Join order optimization, Deep reinforcement learning, Spark SQL

1. Introduction

Large amounts of data are generated and managed every day in various systems. For example, in a smart grid system, thousands of petabytes of data are generated annually, including data on power generation, transmission, distribution, and electricity usage [1]. Fig. 1 shows a diagram of a Meter Data Management System (MDMS), which is used for smart grids to collect, verify, aggregate, and analyze a large amount of data generated from smart meters. It analyzes power loss, usage, and consumption patterns and provides remote control. Within the system, there is a steady stream of queries for data aggregation, data analysis, or other tasks such as electricity usage inquiries. Such systems for retrieving and analyzing large datasets require responses in real time, so it is necessary to process queries quickly.

However, such query requests need to search through several input tables and include various operations such as joins, selections, and aggregate operations. High computational complexity is involved in executing a query that contains several join operations, which are high-cost operations. Therefore, query optimization must be performed to reduce the computational complexity and reduce query execution time.

Query optimization algorithms of many database engines select a plan with the lowest cost among possible plans. They have a trade-off problem between the query optimization complexity and the query execution time. To mitigate this issue, recent query optimization studies have proposed using a deep reinforcement learning model [2-5], [7], which recognizes the current state and selects an action that maximizes a reward among selectable actions. Database tuning improves the performance by modifying the database design and adjusting computational resources. Tuning is performed by the DBA or programmatically but is limited by heuristic or manual adjustment. To address this issue, one study applied reinforcement learning to database tuning to adjust parameters such as the write size and memory size [6]. It was demonstrated that using a deep reinforcement learning model can improve query performance compared to traditional database systems. Query optimization models have been developed based on single-node database systems such as PostgreSQL. However, as mentioned, multiple queries are requested for a large amount of data in many systems such as smart grid systems, so there is a limitation to processing in a single environment.

In our previous study, we proposed optimizing the join orders of queries based on Spark SQL [9] using a Deep Q-Network (DQN) model in order to improve the query performance for massive datasets [8]. DQN is a deep reinforcement learning algorithm. However, the DQN algorithm does not work well for a large action space, so in this study, we used a Proximal Policy Optimization (PPO) Algorithm [10], which is also a technique used in deep reinforcement learning algorithms.

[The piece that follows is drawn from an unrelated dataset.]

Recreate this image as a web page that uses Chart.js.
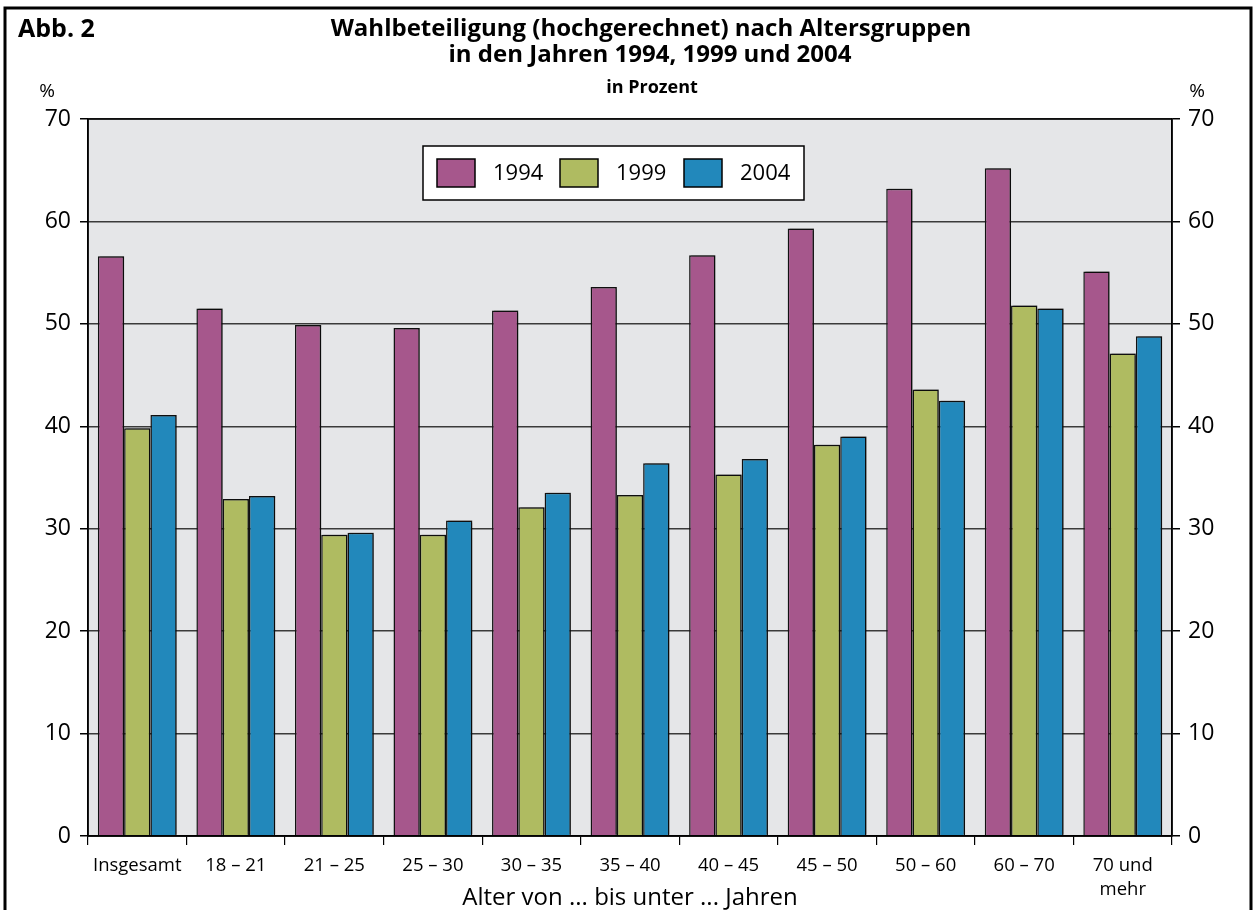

We propose optimizing the join orders of queries on Spark SQL by learning the optimized orders using a PPO algorithm. By learning the optimized join orders using the cost computation method of Spark SQL, the PPO-based join order optimization model follows the behavior of Spark SQL’s join order optimization. It has two advantages. First, the model is able to find more join plans with lower costs than the plans that Spark SQL finds. The reason is that Spark SQL is limited in low search spaces because it uses heuristics. Second, the model does not need to plan the join order of a query performed in Spark SQL. The model can derive optimized join plans similar to Spark SQL without analyzing statistical information about the many input tables. The dataset and queries used in the previous study were limited, so more generalized experiments are presented with an extended dataset and queries.

This paper is organized as follows. Section 2 describes previous studies that applied the deep reinforcement learning for the query optimization problem. Section 3 describes the query optimization of Spark SQL and the PPO-based optimization model for the join orders of queries on Spark SQL. The results of comparing the PPO-based optimization model with Spark SQL are provided in Section 4. Finally, we conclude our study in Section 5.

Fig. 1. MDMS system.

2. Related Work

One optimization method was proposed for join orders of queries based on the costs of the query plans using policy gradient methods, and a method of expressing queries as the environment of the model was presented [2]. In another study, a solution to the problem arising from the cost-based optimization was presented [3]. A learning method was proposed for the complexity problem that occurs when the optimization factor is increased. The state representation and cardinality prediction were resolved using deep learning and deep reinforcement learning algorithms [4].

A query optimization study was conducted using policy gradient methods and Q-learning methods, and a query expression method was presented [5]. A method of optimizing join order was proposed using Deep Q-learning, and a method of expressing a query as a model environment using Tree-LSTM was presented [7]. Furthermore, a database tuning method was proposed to find optimal parameter values such as memory size, write size, and query workload using policy gradient methods [6]. Deep reinforcement learning was used to improve the problems of database tuning and query optimization [2-7]. However, these studies were based on single environment database systems and have limitations for large amounts of data.

We previously proposed a method to optimize the join orders of queries using DQN on a distributed-parallel processing framework, Spark SQL, which is suitable for processing large amounts of data [8]. We applied a previous method [2] to load the information of queries into the deep reinforcement learning model. The method describes the information of queries as vectors. The DQN-based model then learned the optimized join order using the costs derived from Spark SQL.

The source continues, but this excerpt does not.